Editorial: A Small Step
24 July 2003
 

That Uday and Qusay Hussein are dead is a victory for the Americans and, far more important, a victory for the Iraqi people. Both needed the break.

Uday and Qusay may have been organizing the postwar resistance to the invaders and directing a campaign for which they had years to plan and recruit and store away men and materiel. But how they ran the chain of command to their units when US electronic surveillance of the whole country is apparently so complete remains a mystery. It is possible that the resistance of diehard Baathists is being mounted by independent units, operating to a flexible plan. For the moment in any case there appears to be no letup in the assault on American troops, two more of whom were killed within hours of the death of Uday and Qusay. On top of this, another audiotape purporting to be from Saddam Hussein has been broadcast, in which the fallen dictator calls for resistance to continue.

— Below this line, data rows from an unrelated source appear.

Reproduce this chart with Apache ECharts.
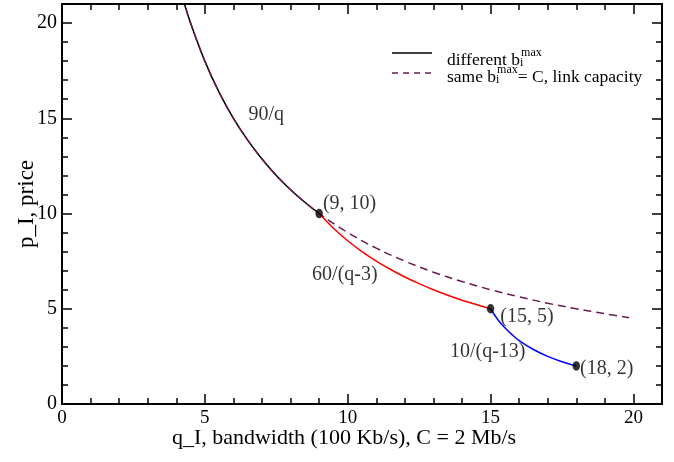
<!DOCTYPE html>
<html>
<head>
<meta charset="utf-8">
<script src="https://cdn.jsdelivr.net/npm/echarts@6/dist/echarts.min.js"></script>
<style>html,body{margin:0;padding:0;background:#fff;}#chart{width:674px;height:462px;}</style>
</head>
<body>
<div id="chart"></div>
<script>
// ---- data ----
const xTickLabels = [0, 5, 10, 15, 20];
const yTickLabels = [0, 5, 10, 15, 20];

// 90/q segment, q <= 9 (different b_i^max)
const blackQ = [4.2, 4.5, 5, 5.5, 6, 6.5, 7, 7.5, 8, 8.5, 9];
const blackP = [21.43, 20, 18, 16.36, 15, 13.85, 12.86, 12, 11.25, 10.59, 10];

// 60/(q-3) segment
const redQ = [9, 9.5, 10, 10.5, 11, 11.5, 12, 12.5, 13, 13.5, 14, 14.5, 15];
const redP = [10, 9.23, 8.57, 8, 7.5, 7.06, 6.67, 6.32, 6, 5.71, 5.45, 5.22, 5];

// 10/(q-13) segment
const blueQ = [15, 15.25, 15.5, 15.75, 16, 16.5, 17, 17.5, 18];
const blueP = [5, 4.44, 4, 3.64, 3.33, 2.86, 2.5, 2.22, 2];

// same b_i^max = C (90/q all the way)
const dashQ = [4.2, 4.5, 5, 5.5, 6, 6.5, 7, 7.5, 8, 8.5, 9, 10, 11, 12, 13, 14, 15, 16, 17, 18, 19, 19.85];
const dashP = [21.43, 20, 18, 16.36, 15, 13.85, 12.86, 12, 11.25, 10.59, 10, 9, 8.18, 7.5, 6.92, 6.43, 6, 5.63, 5.29, 5, 4.74, 4.53];

// break points
const dotQ = [9, 15, 18];
const dotP = [10, 5, 2];
const dotLabels = ['(9, 10)', '(15, 5)', '(18, 2)'];

// curve annotations
const noteText = ['90/q', '60/(q-3)', '10/(q-13)'];
const noteQ = [7.15, 9.9, 14.9];
const noteP = [15.2, 6.8, 2.72];

// legend texts
const legendMain = ['different b', 'same b'];
const legendTail = ['', '= C, link capacity'];

// ---- chart ----
const FONT = 'Liberation Serif';
const zip = (a, b) => a.map((v, i) => [v, b[i]]);

function majorAxis(pos, labels, fs) {
  return {
    type: 'value', min: 0, max: 21, interval: 5, position: pos,
    axisLine: { show: true, onZero: false, lineStyle: { color: '#000', width: 2 } },
    axisTick: { show: true, inside: true, length: 10, lineStyle: { color: '#000', width: 1.5 } },
    splitLine: { show: false },
    axisLabel: labels ? {
      show: true, color: '#000', fontFamily: FONT, fontSize: fs, margin: 5,
      formatter: v => (labels.indexOf(v) >= 0 ? String(v) : '')
    } : { show: false }
  };
}
function minorAxis(pos) {
  return {
    type: 'value', min: 0, max: 21, interval: 1, position: pos,
    axisLine: { show: false, onZero: false },
    axisTick: { show: true, inside: true, length: 6, lineStyle: { color: '#000', width: 1.5 } },
    splitLine: { show: false },
    axisLabel: { show: false }
  };
}

const xMain = majorAxis('bottom', xTickLabels, 19);
xMain.name = 'q_I, bandwidth (100 Kb/s), C = 2 Mb/s';
xMain.nameLocation = 'middle';
xMain.nameGap = 23;
xMain.nameMoveOverlap = false;
xMain.nameTextStyle = { color: '#000', fontFamily: FONT, fontSize: 22, padding: [0, 36, 0, 0] };

const yMain = majorAxis('left', yTickLabels, 20);
yMain.name = 'p_I, price';
yMain.nameLocation = 'middle';
yMain.nameGap = 24;
yMain.nameMoveOverlap = false;
yMain.nameTextStyle = { color: '#000', fontFamily: FONT, fontSize: 23 };

// legend layout from measured text widths
const ctx = document.createElement('canvas').getContext('2d');
const bigFont = '17.5px "Liberation Serif"';
const smallFont = '12px "Liberation Serif"';
function measure(t, f) { ctx.font = f; return ctx.measureText(t).width; }
const legendGraphics = [
  { type: 'line', shape: { x1: 392, y1: 53, x2: 432, y2: 53 }, style: { stroke: '#000', lineWidth: 1.5 } },
  { type: 'line', shape: { x1: 392, y1: 73, x2: 432, y2: 73 }, style: { stroke: '#6a1a50', lineWidth: 1.5, lineDash: [6, 5] } }
];
[60, 77].forEach((cy, r) => {
  const x0 = 447;
  const wMain = measure(legendMain[r], bigFont);
  const wMax = measure('max', smallFont);
  const txt = (x, y, t, f) => ({ type: 'text', x: x, y: y,
    style: { text: t, font: f, fill: '#000', verticalAlign: 'middle', textVerticalAlign: 'middle', align: 'left' } });
  legendGraphics.push(txt(x0, cy, legendMain[r], bigFont));
  legendGraphics.push(txt(x0 + wMain, cy + 2.5, 'i', smallFont));
  legendGraphics.push(txt(x0 + wMain + 1, cy - 7.5, 'max', smallFont));
  if (legendTail[r]) legendGraphics.push(txt(x0 + wMain + wMax + 1, cy, legendTail[r], bigFont));
});

const chart = echarts.init(document.getElementById('chart'), null, { renderer: 'canvas' });
chart.setOption({
  animation: false,
  backgroundColor: '#fff',
  grid: { left: 62, right: 12, top: 4, bottom: 58, containLabel: false },
  xAxis: [xMain, minorAxis('bottom'), majorAxis('top', null), minorAxis('top')],
  yAxis: [yMain, minorAxis('left'), majorAxis('right', null), minorAxis('right')],
  series: [
    { type: 'line', data: zip(blackQ, blackP), smooth: 0.4, showSymbol: false, clip: true,
      lineStyle: { color: '#000', width: 1.5 }, z: 2 },
    { type: 'line', data: zip(dashQ, dashP), smooth: 0.4, showSymbol: false, clip: true,
      lineStyle: { color: '#6a1a50', width: 1.5, type: [8, 5] }, z: 3 },
    { type: 'line', data: zip(redQ, redP), smooth: 0.4, showSymbol: false, clip: true,
      lineStyle: { color: '#ff0000', width: 1.5 }, z: 4 },
    { type: 'line', data: zip(blueQ, blueP), smooth: 0.4, showSymbol: false, clip: true,
      lineStyle: { color: '#0000ff', width: 1.5 }, z: 4 },
    { type: 'scatter', symbol: 'circle', symbolSize: [7.5, 9.5], z: 6,
      itemStyle: { color: '#000' },
      data: dotQ.map((q, i) => ({
        value: [q, dotP[i]],
        label: {
          show: true, position: 'right', color: '#000', fontFamily: FONT, fontSize: 20,
          distance: [0, 6, 0][i], offset: [[0, -10], [0, 8], [0, 3]][i],
          formatter: dotLabels[i]
        }
      }))
    },
    { type: 'scatter', symbolSize: 0, z: 6, silent: true,
      data: noteQ.map((q, i) => ({ value: [q, noteP[i]], name: noteText[i] })),
      label: { show: true, position: 'inside', color: '#000', fontFamily: FONT, fontSize: 20,
        formatter: p => p.name }
    }
  ],
  graphic: legendGraphics
});
</script>
</body>
</html>
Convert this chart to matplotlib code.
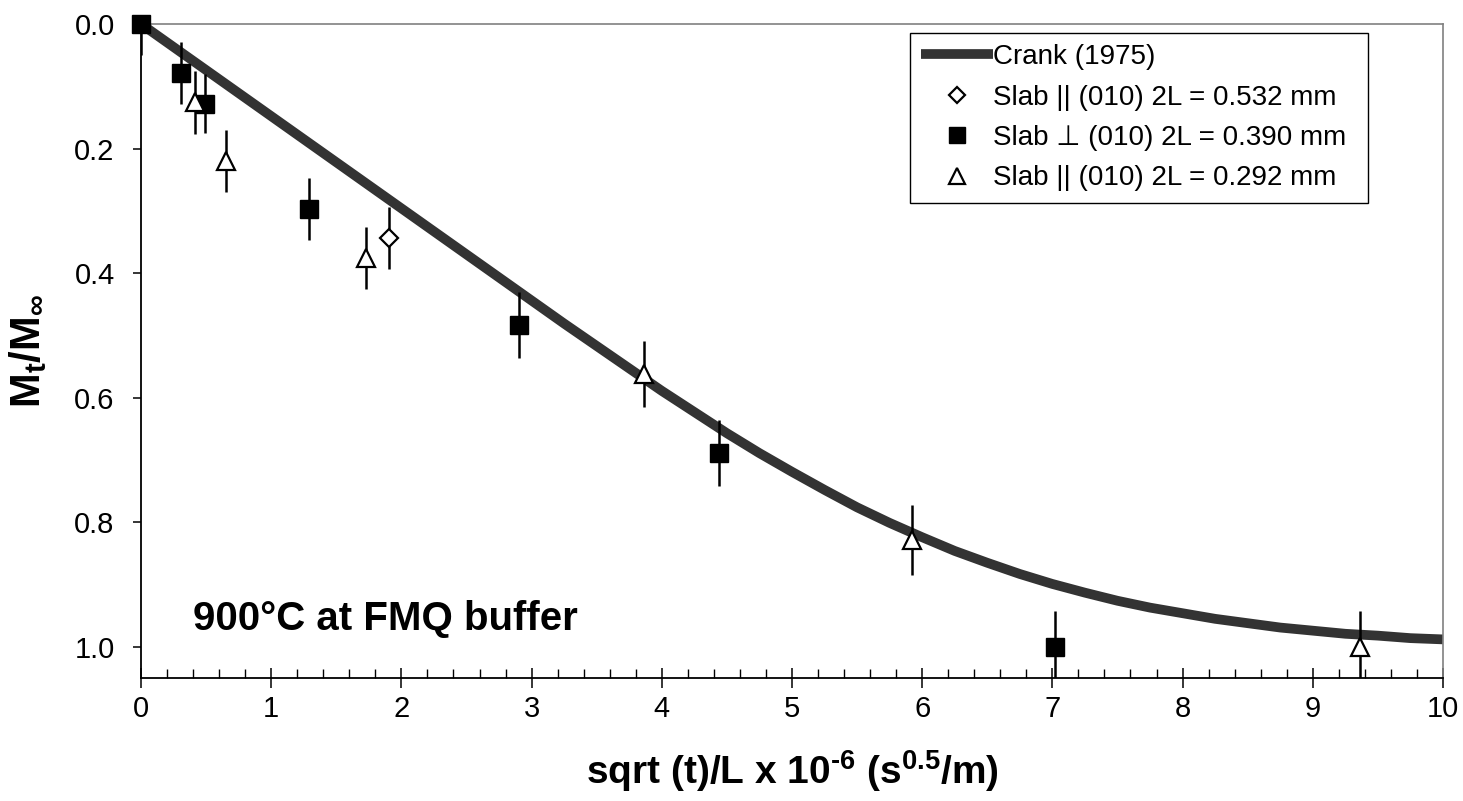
import matplotlib
matplotlib.use("Agg")
import matplotlib.pyplot as plt
from matplotlib.ticker import MultipleLocator, FormatStrFormatter

plt.rcParams['font.family'] = ['Liberation Sans', 'DejaVu Sans']
plt.rcParams['mathtext.fontset'] = 'custom'
plt.rcParams['mathtext.rm'] = 'Liberation Sans:bold'
plt.rcParams['mathtext.it'] = 'Liberation Sans:bold'
plt.rcParams['mathtext.bf'] = 'Liberation Sans:bold'
plt.rcParams['mathtext.default'] = 'rm'

# Crank (1975) model curve
crank_x = [0, 0.5, 1, 1.5, 2, 2.5, 3, 3.25, 3.5, 3.75, 4, 4.25, 4.5, 4.75, 5, 5.25,
           5.5, 5.75, 6, 6.25, 6.5, 6.75, 7, 7.25, 7.5, 7.75, 8, 8.25, 8.5, 8.75,
           9, 9.25, 9.5, 9.75, 10]
crank_y = [0, 0.074, 0.148, 0.222, 0.296, 0.370, 0.444, 0.481, 0.517, 0.553, 0.589,
           0.623, 0.657, 0.689, 0.719, 0.748, 0.776, 0.801, 0.824, 0.846, 0.865,
           0.883, 0.899, 0.913, 0.926, 0.937, 0.946, 0.955, 0.962, 0.969, 0.974,
           0.979, 0.982, 0.986, 0.988]

# Slab || (010) 2L = 0.532 mm
dia_x = [1.905]
dia_y = [0.344]
dia_err = [0.05]

# Slab ⊥ (010) 2L = 0.390 mm
sq_x = [0, 0.31, 0.49, 1.29, 2.9, 4.44, 7.02]
sq_y = [0, 0.079, 0.128, 0.297, 0.484, 0.688, 1.0]
sq_err = [0.05, 0.05, 0.047, 0.05, 0.053, 0.053, 0.057]

# Slab || (010) 2L = 0.292 mm
tri_x = [0.415, 0.653, 1.726, 3.863, 5.92, 9.363]
tri_y = [0.126, 0.22, 0.376, 0.5625, 0.829, 1.0]
tri_err = [0.05, 0.05, 0.05, 0.053, 0.056, 0.058]

labels = ['Crank (1975)',
          'Slab || (010) 2L = 0.532 mm',
          'Slab \u22a5 (010) 2L = 0.390 mm',
          'Slab || (010) 2L = 0.292 mm']

fig = plt.figure(figsize=(14.63, 8.01), dpi=100)
ax = fig.add_axes([0.0964, 0.15356, 0.8899, 0.81648])

line, = ax.plot(crank_x, crank_y, color='#333333', lw=7, zorder=2, solid_capstyle='butt')

for xs, ys, es in [(dia_x, dia_y, dia_err), (sq_x, sq_y, sq_err), (tri_x, tri_y, tri_err)]:
    ax.errorbar(xs, ys, yerr=es, fmt='none', ecolor='black', elinewidth=1.8, capsize=0, zorder=3)

hd, = ax.plot(dia_x, dia_y, ls='none', marker='D', ms=9, mfc='white', mec='black', mew=1.6,
              zorder=4, clip_on=False)
hs, = ax.plot(sq_x, sq_y, ls='none', marker='s', ms=13, mfc='black', mec='black', mew=1,
              zorder=4, clip_on=False)
ht, = ax.plot(tri_x, tri_y, ls='none', marker='^', ms=13, mfc='white', mec='black', mew=1.6,
              zorder=4, clip_on=False)

ax.set_xlim(0, 10)
ax.set_ylim(1.05, 0)

ax.xaxis.set_major_locator(MultipleLocator(1))
ax.xaxis.set_minor_locator(MultipleLocator(0.2))
ax.yaxis.set_major_locator(MultipleLocator(0.2))
ax.yaxis.set_major_formatter(FormatStrFormatter('%.1f'))

ax.tick_params(axis='x', which='major', direction='inout', length=15, width=1.1,
               labelsize=21, pad=5, top=False)
ax.tick_params(axis='x', which='minor', direction='in', length=6.5, width=1.0, top=False)
ax.tick_params(axis='y', which='major', direction='out', length=6, width=1.1,
               labelsize=21, pad=13, right=False)

for s in ['left', 'bottom']:
    ax.spines[s].set_color('black')
    ax.spines[s].set_linewidth(1.3)
for s in ['top', 'right']:
    ax.spines[s].set_color('#808080')
    ax.spines[s].set_linewidth(1.2)

ax.set_xlabel('sqrt (t)/L x 10$^{\u20106}$ (s$^{0.5}$/m)',
              fontsize=28, fontweight='bold', labelpad=18)
ax.set_ylabel(r'M$_{t}$/M$_{\infty}$', fontsize=30, fontweight='bold', labelpad=18)

ax.text(0.40, 0.973, '900\u00b0C at FMQ buffer', fontsize=29, fontweight='bold',
        ha='left', va='baseline')

leg = ax.legend([line, hd, hs, ht], labels, loc='upper left', mode='expand',
                bbox_to_anchor=(0.5906, 0.7294, 0.3518, 0.2568), fontsize=20, frameon=True,
                fancybox=False, edgecolor='black', framealpha=1, handlelength=2.6,
                handletextpad=0.0, labelspacing=0.52, borderpad=0.4, borderaxespad=0,
                markerscale=0.85, numpoints=1)
leg.get_frame().set_linewidth(1.0)

fig.savefig('out.png', dpi=100)
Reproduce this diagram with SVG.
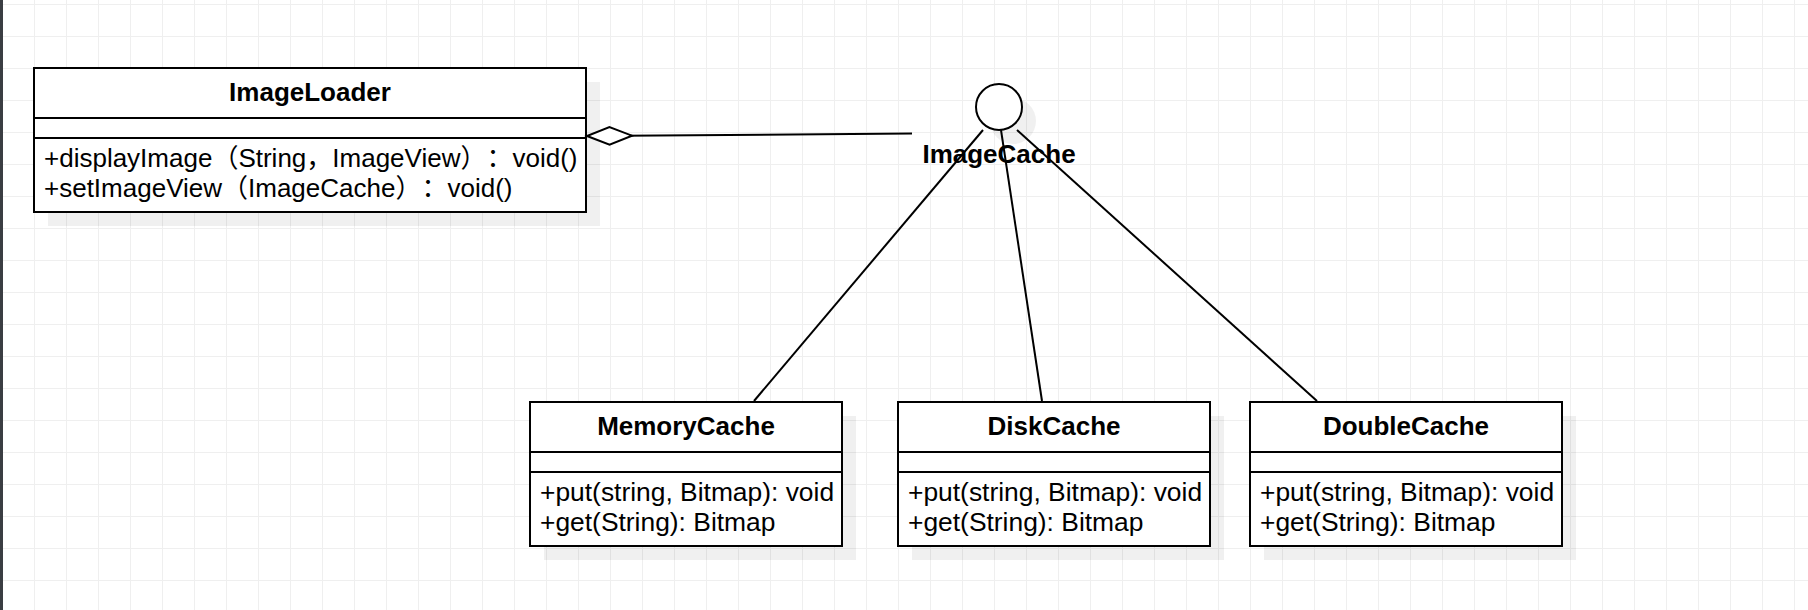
<svg xmlns="http://www.w3.org/2000/svg" width="1808" height="610" viewBox="0 0 1808 610">
  <defs>
    <pattern id="grid" patternUnits="userSpaceOnUse" x="2" y="4" width="32" height="32">
      <path d="M0 0.5 H32 M0.5 0 V32" fill="none" stroke="#efefef" stroke-width="1"/>
    </pattern>
    <marker id="diamond" markerUnits="userSpaceOnUse" viewBox="-48 -12 52 24" markerWidth="52" markerHeight="24" refX="0" refY="0" orient="auto" overflow="visible">
      <path d="M0,0 L-22.5,-8.8 L-45,0 L-22.5,8.8 Z" fill="#ffffff" stroke="#000000" stroke-width="2" stroke-linejoin="miter"/>
    </marker>
    <style>
      .box { fill: #ffffff; stroke: #000000; stroke-width: 2; }
      .sep { stroke: #000000; stroke-width: 2; }
      .shadow { fill: #000000; fill-opacity: 0.06; }
      .title { font-family: "Liberation Sans", Arial, "Noto Sans CJK SC", sans-serif; font-size: 26px; font-weight: bold; fill: #000000; text-anchor: middle; }
      .member { font-family: "Liberation Sans", Arial, "Noto Sans CJK SC", sans-serif; font-size: 26px; fill: #000000; text-spacing-trim: space-all; }
      .cm { font-size: 26.4px; }
      .conn { fill: none; stroke: #000000; stroke-width: 2; }
    </style>
  </defs>

  <rect x="0" y="0" width="1808" height="610" fill="#ffffff"/>
  <rect x="0" y="0" width="1808" height="610" fill="url(#grid)"/>
  <rect x="0" y="0" width="3" height="610" fill="#3a3d42"/>

  <g id="ImageLoader">
    <rect class="shadow" x="48" y="82" width="552" height="144"/>
    <rect class="box" x="34" y="68" width="552" height="144"/>
    <line class="sep" x1="34" y1="118" x2="586" y2="118"/>
    <line class="sep" x1="34" y1="138" x2="586" y2="138"/>
    <text class="title" x="310" y="101">ImageLoader</text>
    <text class="member" x="44" y="167">+displayImage（String，ImageView）：void()</text>
    <text class="member" x="44" y="197">+setImageView（ImageCache）：void()</text>
  </g>

  <g id="ImageCache">
    <circle class="shadow" cx="1013" cy="121" r="23"/>
    <circle class="box" cx="999" cy="107" r="23"/>
    <text class="title" x="999" y="163">ImageCache</text>
  </g>

  <g id="MemoryCache">
    <rect class="shadow" x="544" y="416" width="312" height="144"/>
    <rect class="box" x="530" y="402" width="312" height="144"/>
    <line class="sep" x1="530" y1="452" x2="842" y2="452"/>
    <line class="sep" x1="530" y1="472" x2="842" y2="472"/>
    <text class="title" x="686" y="435">MemoryCache</text>
    <text class="member cm" x="540" y="501">+put(string, Bitmap): void</text>
    <text class="member cm" x="540" y="531">+get(String): Bitmap</text>
  </g>

  <g id="DiskCache">
    <rect class="shadow" x="912" y="416" width="312" height="144"/>
    <rect class="box" x="898" y="402" width="312" height="144"/>
    <line class="sep" x1="898" y1="452" x2="1210" y2="452"/>
    <line class="sep" x1="898" y1="472" x2="1210" y2="472"/>
    <text class="title" x="1054" y="435">DiskCache</text>
    <text class="member cm" x="908" y="501">+put(string, Bitmap): void</text>
    <text class="member cm" x="908" y="531">+get(String): Bitmap</text>
  </g>

  <g id="DoubleCache">
    <rect class="shadow" x="1264" y="416" width="312" height="144"/>
    <rect class="box" x="1250" y="402" width="312" height="144"/>
    <line class="sep" x1="1250" y1="452" x2="1562" y2="452"/>
    <line class="sep" x1="1250" y1="472" x2="1562" y2="472"/>
    <text class="title" x="1406" y="435">DoubleCache</text>
    <text class="member cm" x="1260" y="501">+put(string, Bitmap): void</text>
    <text class="member cm" x="1260" y="531">+get(String): Bitmap</text>
  </g>

  <g id="connectors">
    <path class="conn" d="M912,133.5 L587,136" marker-end="url(#diamond)"/>
    <path class="conn" d="M983,130 L754,401"/>
    <path class="conn" d="M1001,130 L1042,401"/>
    <path class="conn" d="M1017,130 L1317,401"/>
  </g>
</svg>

There is now an immense intelligence effort centered on the Mosul villa where Saddam’s sons were run to ground, to check for clues as to their father’s whereabouts. How did Uday and Qusay come to choose this place to hide out? Was it a long-established safe house? Could it be that their father is not far away?

For the ordinary American soldier in Iraq yesterday was a heartening and morale-boosting day. The hunt for Saddam will be redoubled and there may indeed be valuable clues in the Mosul villa, which it took the whole might of the US military six hours to capture.

Yet the harsh truth remains that the only way that the Americans can fulfill their international legal obligations to the Iraqi people is to stem the rising tide of violence in the country: in Mosul, in Fallujah, in Baghdad. Until that stops Iraqis will not be able to focus on a future without Saddam and his brutal Baathist regime.

By concentrating all their efforts on Saddam and the Baathists, moreover, the Americans may well be ignoring other sources of resistance, other sources of violence in Iraq. The disparate groups that make up the country are still finding their voices — for too long they were silenced and supposedly subsumed into Saddam’s machine. Now that the regime is gone, these groups are clamoring to make their voices heard. Perhaps the resistance is rather a violent medley of messages, to the ordinary Iraqis as much as to the Americans, that these different groups exist and are a force to be reckoned with.

If that is so, the deaths of Saddam’s sons were in truth only a small step along the long and difficult road to a free, peaceful and united Iraq.